You could not make it up. What a scam.
It is 1am on 3 June. A near gale force wind is blasting into Scotland. Great weather for the Moray East and West offshore wind farms, you would have thought. The two farms are 13 miles off the north-east coast of Scotland and include some of the biggest wind turbines in the UK, at 257m high. With winds like that they should be operating at maximum capacity, generating what the developer, Ocean Winds, claims is enough power to meet the electricity needs of well over a million homes.
Except they are not.
That's because if you thought that once an electricity generator - whether it be a wind farm or a gas-powered plant - was connected to the national grid it could seamlessly send its electricity wherever it was needed in the country, you'd be wrong.
The electricity grid was built to deliver power generated by coal and gas plants near the country's major cities and towns, and doesn't always have sufficient capacity in the wires that carry electricity around the country to get the new renewable electricity generated way out in the wild seas and rural areas.
The way the system currently works means a company like Ocean Winds gets what are effectively compensation payments if the system can't take the power its wind turbines are generating and it has to turn down its output.

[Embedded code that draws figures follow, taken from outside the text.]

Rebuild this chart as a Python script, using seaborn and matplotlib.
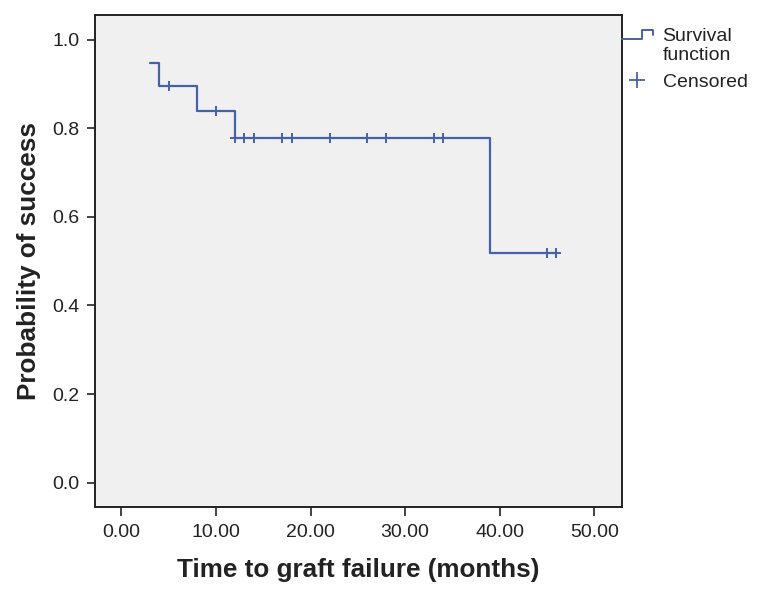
import numpy as np
import pandas as pd
import matplotlib
matplotlib.use("Agg")
import matplotlib.pyplot as plt
import seaborn as sns
from matplotlib.lines import Line2D
from matplotlib.legend_handler import HandlerBase

# Kaplan-Meier step values
step_times = [3, 4, 8, 12, 39, 46]
step_surv = [0.947, 0.895, 0.839, 0.779, 0.519, 0.519]

# censored observations
cens_times = [5, 10, 12, 13, 14, 17, 18, 22, 26, 28, 33, 34, 45, 46]
cens_surv = [0.895, 0.839, 0.779, 0.779, 0.779, 0.779, 0.779, 0.779,
             0.779, 0.779, 0.779, 0.779, 0.519, 0.519]

x_ticks = [0, 10, 20, 30, 40, 50]
y_ticks = [0.0, 0.2, 0.4, 0.6, 0.8, 1.0]

LINE = '#4561a9'
DARK = '#222222'

sns.set_style('white')
plt.rcParams['font.family'] = ['Liberation Sans', 'DejaVu Sans']


class StepHandler(HandlerBase):
    """little step icon for the survival function legend entry"""
    def create_artists(self, legend, orig_handle, xdescent, ydescent,
                       width, height, fontsize, trans):
        w, h = width, height
        xs = [-xdescent, 0.65 * w, 0.65 * w, w, w]
        ys = [1.0 * h, 1.0 * h, 1.62 * h, 1.62 * h, 1.25 * h]
        line = Line2D(xs, ys, color=LINE, lw=1.4, transform=trans)
        return [line]


fig = plt.figure(figsize=(7.6, 5.96), dpi=100)
ax = fig.add_axes([0.125, 0.150, 0.693, 0.825])
ax.set_facecolor('#f0f0f0')

df_step = pd.DataFrame({'time': step_times, 'surv': step_surv})
df_cens = pd.DataFrame({'time': cens_times, 'surv': cens_surv})

sns.lineplot(data=df_step, x='time', y='surv', ax=ax, color=LINE,
             lw=1.6, drawstyle='steps-post', estimator=None, sort=False)
sns.scatterplot(data=df_cens, x='time', y='surv', ax=ax, marker='+',
                color=LINE, s=60, linewidth=1.4, zorder=3)

ax.set_xlim(-2.8, 52.9)
ax.set_ylim(-0.054, 1.056)
ax.set_xticks(x_ticks)
ax.set_xticklabels([f'{v:.2f}' for v in x_ticks])
ax.set_yticks(y_ticks)
ax.set_yticklabels([f'{v:.1f}' for v in y_ticks])
ax.tick_params(axis='both', direction='out', length=6, width=1.2,
               color=DARK, labelsize=14, labelcolor=DARK, pad=5,
               bottom=True, left=True)
ax.tick_params(axis='x', length=6.5, pad=6)

for sp in ax.spines.values():
    sp.set_color(DARK)
    sp.set_linewidth(1.4)

ax.set_xlabel('Time to graft failure (months)', fontsize=18.8,
              fontweight='bold', color=DARK, labelpad=12)
ax.set_ylabel('Probability of success', fontsize=18.8,
              fontweight='bold', color=DARK, labelpad=8)

surv_handle = Line2D([], [], color=LINE)
cens_handle = Line2D([], [], color=LINE, marker='+', linestyle='none',
                     markersize=12, markeredgewidth=1.3)
leg = ax.legend([surv_handle, cens_handle], ['Survival\nfunction', 'Censored'],
                handler_map={surv_handle: StepHandler()},
                loc='upper left', bbox_to_anchor=(1.0, 0.974),
                frameon=False, fontsize=14, handlelength=1.6,
                handletextpad=0.5, borderaxespad=0.0, borderpad=0.0,
                labelspacing=0.45, labelcolor=DARK)

fig.savefig('out.png', dpi=100, facecolor='white')
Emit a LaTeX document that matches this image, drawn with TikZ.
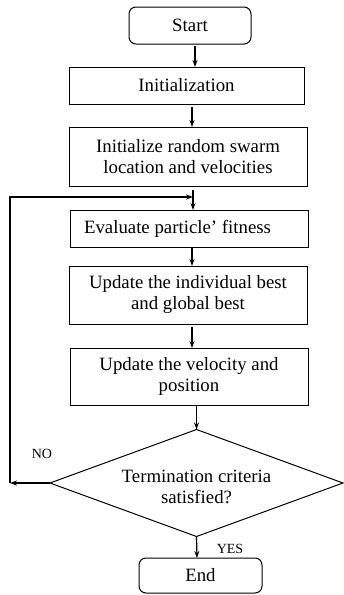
\documentclass[tikz,border=0pt]{standalone}
\usepackage{fontspec}
\setmainfont{Liberation Serif}
\usetikzlibrary{shapes.geometric,arrows.meta}
\begin{document}
\begin{tikzpicture}[x=1pt,y=-1pt,
  every node/.style={inner sep=0pt,outer sep=0pt},
  txt/.style={font=\fontsize{18.8}{21}\selectfont,align=center},
  procbox/.style={draw,line width=1pt,minimum width=238pt,txt},
  termbox/.style={draw,line width=1pt,rounded corners=7pt,txt},
  decbox/.style={draw,line width=1pt,diamond,minimum width=293pt,minimum height=107pt},
  lbl/.style={font=\fontsize{14}{16}\selectfont},
  arr/.style={line width=1.2pt,-{Stealth[length=7pt,width=5pt]}},
  ln/.style={line width=1.2pt}]
\useasboundingbox (0,0) rectangle (344,595);
\node[termbox,minimum width=122pt,minimum height=37pt] (start) at (190,25.5) {Start};
\node[procbox,minimum width=235pt,minimum height=37pt] (init) at (186.5,85.5) {Initialization};
\node[procbox,minimum height=59pt] (rand) at (188,156.5) {Initialize random swarm\\location and velocities};
\node[procbox,minimum height=37pt] (eval) at (189,228.5) {Evaluate particle’ fitness\hspace{23pt}};
\node[procbox,minimum height=58pt] (upd1) at (188,295) {Update the individual best\\and global best};
\node[procbox,minimum height=57pt] (upd2) at (189,376.5) {Update the velocity and\\position};
\node[decbox] (dec) at (196.5,483) {};
\node[txt] (dtext) at (196.5,487) {Termination criteria\\satisfied?};
\node[termbox,minimum width=123pt,minimum height=35pt] (end) at (200.5,575.5) {End};
\node[lbl] (no) at (42,454) {NO};
\node[lbl] (yes) at (230,549) {YES};
\coordinate (c1) at (10,483);
\coordinate (c2) at (10,197);
\coordinate (c3) at (193,197);
\draw[arr,shorten <=2pt] ([xshift=5pt]start.south) -- ([xshift=8.5pt]init.north);
\draw[arr,shorten <=3pt] ([xshift=5.5pt]init.south) -- ([xshift=4pt]rand.north);
\draw[arr,shorten <=4pt] ([xshift=5pt]rand.south) -- ([xshift=4pt]eval.north);
\draw[arr,shorten <=1pt] ([xshift=3pt]eval.south) -- ([xshift=4pt]upd1.north);
\draw[arr,shorten <=3pt] ([xshift=4pt]upd1.south) -- ([xshift=3pt]upd2.north);
\draw[arr] ([xshift=7.5pt]upd2.south) -- (dec.north);
\draw[arr] (dec.south) -- ([xshift=-3.5pt]end.north);
\draw[arr] (dec.west) -- (c1);
\draw[arr] (c1) -- (c2) -- (c3);
\end{tikzpicture}
\end{document}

It means Ocean winds was paid £72,000 not to generate power from its wind farms in the Moray Firth during a half-hour period on 3 June because the system was overloaded - one of a number of occasions output was restricted that day.
At the same time, 44 miles (70km) east of London, the Grain gas-fired power station on the Thames Estuary was paid £43,000 to provide more electricity.
Payments like that happen virtually every day. Seagreen, Scotland's largest wind farm, was paid £65 million last year to restrict its output 71% of the time, according to analysis by Octopus Energy.
Balancing the grid in this way has already cost the country more than £500 million this year alone, the company's analysis shows. The total could reach almost £8bn a year by 2030, warns the National Electricity System Operator (NESO), the body in charge of the electricity network.
You would think the renewable would be utilesed and energy from oil and gas would be cut back, but not at all. Not even at least save the fuel used and pay compensation to the producers which at least reduce CO2 being spewed into the atmosphere. It really is an upside down world we live in.